-- start Information shown --

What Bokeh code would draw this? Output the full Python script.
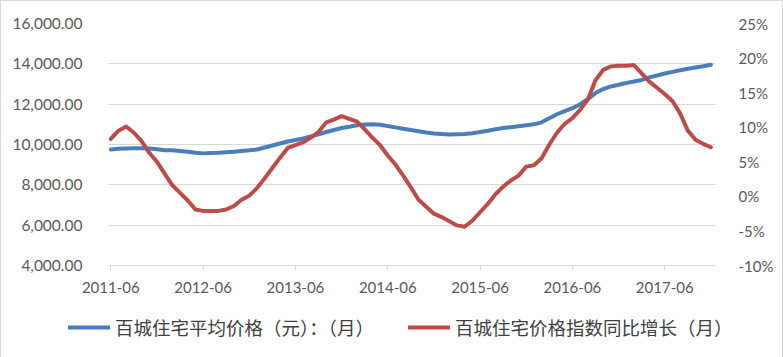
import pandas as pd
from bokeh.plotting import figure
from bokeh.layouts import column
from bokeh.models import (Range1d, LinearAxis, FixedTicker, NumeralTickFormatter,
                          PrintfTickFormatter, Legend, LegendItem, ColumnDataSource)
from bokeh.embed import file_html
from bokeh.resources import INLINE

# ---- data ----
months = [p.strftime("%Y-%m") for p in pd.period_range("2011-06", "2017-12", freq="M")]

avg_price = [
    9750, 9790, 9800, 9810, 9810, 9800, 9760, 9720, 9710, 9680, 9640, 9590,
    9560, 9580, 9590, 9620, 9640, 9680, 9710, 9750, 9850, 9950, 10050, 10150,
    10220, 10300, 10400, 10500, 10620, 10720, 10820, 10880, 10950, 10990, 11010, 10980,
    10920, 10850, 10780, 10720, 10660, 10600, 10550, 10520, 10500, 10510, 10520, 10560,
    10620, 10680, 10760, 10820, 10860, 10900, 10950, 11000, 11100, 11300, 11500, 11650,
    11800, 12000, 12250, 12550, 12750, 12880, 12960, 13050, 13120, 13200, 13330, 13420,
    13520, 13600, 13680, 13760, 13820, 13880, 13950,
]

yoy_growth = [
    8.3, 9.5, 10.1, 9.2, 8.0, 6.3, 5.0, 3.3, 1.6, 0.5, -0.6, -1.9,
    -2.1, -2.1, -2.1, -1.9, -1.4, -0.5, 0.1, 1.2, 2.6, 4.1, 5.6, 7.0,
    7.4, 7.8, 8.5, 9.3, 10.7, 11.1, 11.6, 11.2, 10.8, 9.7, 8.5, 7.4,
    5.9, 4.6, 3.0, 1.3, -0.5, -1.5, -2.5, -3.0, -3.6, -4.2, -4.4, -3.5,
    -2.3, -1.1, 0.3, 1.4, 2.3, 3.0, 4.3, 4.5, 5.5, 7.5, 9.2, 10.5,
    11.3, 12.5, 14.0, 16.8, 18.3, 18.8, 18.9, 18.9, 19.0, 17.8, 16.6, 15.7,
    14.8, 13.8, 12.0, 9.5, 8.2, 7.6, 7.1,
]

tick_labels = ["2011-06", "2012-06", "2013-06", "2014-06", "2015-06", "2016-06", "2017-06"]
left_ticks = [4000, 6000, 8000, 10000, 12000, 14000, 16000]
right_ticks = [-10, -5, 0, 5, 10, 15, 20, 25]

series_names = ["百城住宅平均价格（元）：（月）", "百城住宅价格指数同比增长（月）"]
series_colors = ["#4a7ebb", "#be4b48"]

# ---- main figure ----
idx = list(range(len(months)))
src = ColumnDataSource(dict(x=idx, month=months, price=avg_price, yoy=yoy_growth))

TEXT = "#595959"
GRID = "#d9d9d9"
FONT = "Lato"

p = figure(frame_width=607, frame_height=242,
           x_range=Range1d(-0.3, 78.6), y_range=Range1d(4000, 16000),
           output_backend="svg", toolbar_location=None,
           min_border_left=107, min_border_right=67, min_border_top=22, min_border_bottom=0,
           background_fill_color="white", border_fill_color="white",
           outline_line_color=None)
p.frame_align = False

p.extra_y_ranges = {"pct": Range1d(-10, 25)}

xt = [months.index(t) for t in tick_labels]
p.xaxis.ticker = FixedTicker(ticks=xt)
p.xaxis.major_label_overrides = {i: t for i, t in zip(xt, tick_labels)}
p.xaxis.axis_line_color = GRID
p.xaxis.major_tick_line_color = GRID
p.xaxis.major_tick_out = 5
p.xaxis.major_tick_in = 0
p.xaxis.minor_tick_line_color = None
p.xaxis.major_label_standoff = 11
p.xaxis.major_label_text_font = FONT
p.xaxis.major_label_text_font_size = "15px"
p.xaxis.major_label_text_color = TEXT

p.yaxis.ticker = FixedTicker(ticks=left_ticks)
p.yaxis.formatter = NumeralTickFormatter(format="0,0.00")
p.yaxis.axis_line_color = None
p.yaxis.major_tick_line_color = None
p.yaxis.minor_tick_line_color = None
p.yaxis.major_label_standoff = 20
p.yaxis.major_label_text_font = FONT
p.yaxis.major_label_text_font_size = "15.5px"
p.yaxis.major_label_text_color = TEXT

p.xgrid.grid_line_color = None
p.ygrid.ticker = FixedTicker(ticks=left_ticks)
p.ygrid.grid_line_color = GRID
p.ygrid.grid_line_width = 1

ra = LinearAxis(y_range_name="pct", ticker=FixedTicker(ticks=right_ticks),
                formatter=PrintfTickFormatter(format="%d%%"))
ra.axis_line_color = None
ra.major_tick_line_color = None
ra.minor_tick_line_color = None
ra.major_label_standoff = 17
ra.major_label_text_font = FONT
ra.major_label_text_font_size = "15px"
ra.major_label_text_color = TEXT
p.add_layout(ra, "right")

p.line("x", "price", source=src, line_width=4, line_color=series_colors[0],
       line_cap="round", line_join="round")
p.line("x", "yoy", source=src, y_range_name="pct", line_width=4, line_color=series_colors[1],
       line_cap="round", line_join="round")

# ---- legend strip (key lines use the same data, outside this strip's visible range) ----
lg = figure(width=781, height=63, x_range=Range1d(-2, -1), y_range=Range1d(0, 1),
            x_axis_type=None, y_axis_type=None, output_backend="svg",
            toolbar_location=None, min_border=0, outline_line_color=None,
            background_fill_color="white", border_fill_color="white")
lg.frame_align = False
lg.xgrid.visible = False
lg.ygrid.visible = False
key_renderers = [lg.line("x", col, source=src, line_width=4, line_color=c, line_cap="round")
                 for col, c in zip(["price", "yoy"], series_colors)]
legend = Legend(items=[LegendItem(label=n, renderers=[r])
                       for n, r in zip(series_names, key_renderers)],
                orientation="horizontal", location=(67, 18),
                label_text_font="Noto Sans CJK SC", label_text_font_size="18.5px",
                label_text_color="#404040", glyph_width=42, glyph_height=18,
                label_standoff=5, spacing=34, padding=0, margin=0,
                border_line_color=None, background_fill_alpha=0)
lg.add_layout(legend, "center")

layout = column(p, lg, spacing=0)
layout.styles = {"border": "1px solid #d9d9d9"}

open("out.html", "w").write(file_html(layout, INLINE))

-- end Information shown --

## What is asked
Output all of the data exactly as it stands, minus any images.

## Answer for this exercise
What Bokeh code would draw this? Output the full Python script.
import pandas as pd
from bokeh.plotting import figure
from bokeh.layouts import column
from bokeh.models import (Range1d, LinearAxis, FixedTicker, NumeralTickFormatter,
                          PrintfTickFormatter, Legend, LegendItem, ColumnDataSource)
from bokeh.embed import file_html
from bokeh.resources import INLINE

# ---- data ----
months = [p.strftime("%Y-%m") for p in pd.period_range("2011-06", "2017-12", freq="M")]

avg_price = [
    9750, 9790, 9800, 9810, 9810, 9800, 9760, 9720, 9710, 9680, 9640, 9590,
    9560, 9580, 9590, 9620, 9640, 9680, 9710, 9750, 9850, 9950, 10050, 10150,
    10220, 10300, 10400, 10500, 10620, 10720, 10820, 10880, 10950, 10990, 11010, 10980,
    10920, 10850, 10780, 10720, 10660, 10600, 10550, 10520, 10500, 10510, 10520, 10560,
    10620, 10680, 10760, 10820, 10860, 10900, 10950, 11000, 11100, 11300, 11500, 11650,
    11800, 12000, 12250, 12550, 12750, 12880, 12960, 13050, 13120, 13200, 13330, 13420,
    13520, 13600, 13680, 13760, 13820, 13880, 13950,
]

yoy_growth = [
    8.3, 9.5, 10.1, 9.2, 8.0, 6.3, 5.0, 3.3, 1.6, 0.5, -0.6, -1.9,
    -2.1, -2.1, -2.1, -1.9, -1.4, -0.5, 0.1, 1.2, 2.6, 4.1, 5.6, 7.0,
    7.4, 7.8, 8.5, 9.3, 10.7, 11.1, 11.6, 11.2, 10.8, 9.7, 8.5, 7.4,
    5.9, 4.6, 3.0, 1.3, -0.5, -1.5, -2.5, -3.0, -3.6, -4.2, -4.4, -3.5,
    -2.3, -1.1, 0.3, 1.4, 2.3, 3.0, 4.3, 4.5, 5.5, 7.5, 9.2, 10.5,
    11.3, 12.5, 14.0, 16.8, 18.3, 18.8, 18.9, 18.9, 19.0, 17.8, 16.6, 15.7,
    14.8, 13.8, 12.0, 9.5, 8.2, 7.6, 7.1,
]

tick_labels = ["2011-06", "2012-06", "2013-06", "2014-06", "2015-06", "2016-06", "2017-06"]
left_ticks = [4000, 6000, 8000, 10000, 12000, 14000, 16000]
right_ticks = [-10, -5, 0, 5, 10, 15, 20, 25]

series_names = ["百城住宅平均价格（元）：（月）", "百城住宅价格指数同比增长（月）"]
series_colors = ["#4a7ebb", "#be4b48"]

# ---- main figure ----
idx = list(range(len(months)))
src = ColumnDataSource(dict(x=idx, month=months, price=avg_price, yoy=yoy_growth))

TEXT = "#595959"
GRID = "#d9d9d9"
FONT = "Lato"

p = figure(frame_width=607, frame_height=242,
           x_range=Range1d(-0.3, 78.6), y_range=Range1d(4000, 16000),
           output_backend="svg", toolbar_location=None,
           min_border_left=107, min_border_right=67, min_border_top=22, min_border_bottom=0,
           background_fill_color="white", border_fill_color="white",
           outline_line_color=None)
p.frame_align = False

p.extra_y_ranges = {"pct": Range1d(-10, 25)}

xt = [months.index(t) for t in tick_labels]
p.xaxis.ticker = FixedTicker(ticks=xt)
p.xaxis.major_label_overrides = {i: t for i, t in zip(xt, tick_labels)}
p.xaxis.axis_line_color = GRID
p.xaxis.major_tick_line_color = GRID
p.xaxis.major_tick_out = 5
p.xaxis.major_tick_in = 0
p.xaxis.minor_tick_line_color = None
p.xaxis.major_label_standoff = 11
p.xaxis.major_label_text_font = FONT
p.xaxis.major_label_text_font_size = "15px"
p.xaxis.major_label_text_color = TEXT

p.yaxis.ticker = FixedTicker(ticks=left_ticks)
p.yaxis.formatter = NumeralTickFormatter(format="0,0.00")
p.yaxis.axis_line_color = None
p.yaxis.major_tick_line_color = None
p.yaxis.minor_tick_line_color = None
p.yaxis.major_label_standoff = 20
p.yaxis.major_label_text_font = FONT
p.yaxis.major_label_text_font_size = "15.5px"
p.yaxis.major_label_text_color = TEXT

p.xgrid.grid_line_color = None
p.ygrid.ticker = FixedTicker(ticks=left_ticks)
p.ygrid.grid_line_color = GRID
p.ygrid.grid_line_width = 1

ra = LinearAxis(y_range_name="pct", ticker=FixedTicker(ticks=right_ticks),
                formatter=PrintfTickFormatter(format="%d%%"))
ra.axis_line_color = None
ra.major_tick_line_color = None
ra.minor_tick_line_color = None
ra.major_label_standoff = 17
ra.major_label_text_font = FONT
ra.major_label_text_font_size = "15px"
ra.major_label_text_color = TEXT
p.add_layout(ra, "right")

p.line("x", "price", source=src, line_width=4, line_color=series_colors[0],
       line_cap="round", line_join="round")
p.line("x", "yoy", source=src, y_range_name="pct", line_width=4, line_color=series_colors[1],
       line_cap="round", line_join="round")

# ---- legend strip (key lines use the same data, outside this strip's visible range) ----
lg = figure(width=781, height=63, x_range=Range1d(-2, -1), y_range=Range1d(0, 1),
            x_axis_type=None, y_axis_type=None, output_backend="svg",
            toolbar_location=None, min_border=0, outline_line_color=None,
            background_fill_color="white", border_fill_color="white")
lg.frame_align = False
lg.xgrid.visible = False
lg.ygrid.visible = False
key_renderers = [lg.line("x", col, source=src, line_width=4, line_color=c, line_cap="round")
                 for col, c in zip(["price", "yoy"], series_colors)]
legend = Legend(items=[LegendItem(label=n, renderers=[r])
                       for n, r in zip(series_names, key_renderers)],
                orientation="horizontal", location=(67, 18),
                label_text_font="Noto Sans CJK SC", label_text_font_size="18.5px",
                label_text_color="#404040", glyph_width=42, glyph_height=18,
                label_standoff=5, spacing=34, padding=0, margin=0,
                border_line_color=None, background_fill_alpha=0)
lg.add_layout(legend, "center")

layout = column(p, lg, spacing=0)
layout.styles = {"border": "1px solid #d9d9d9"}

open("out.html", "w").write(file_html(layout, INLINE))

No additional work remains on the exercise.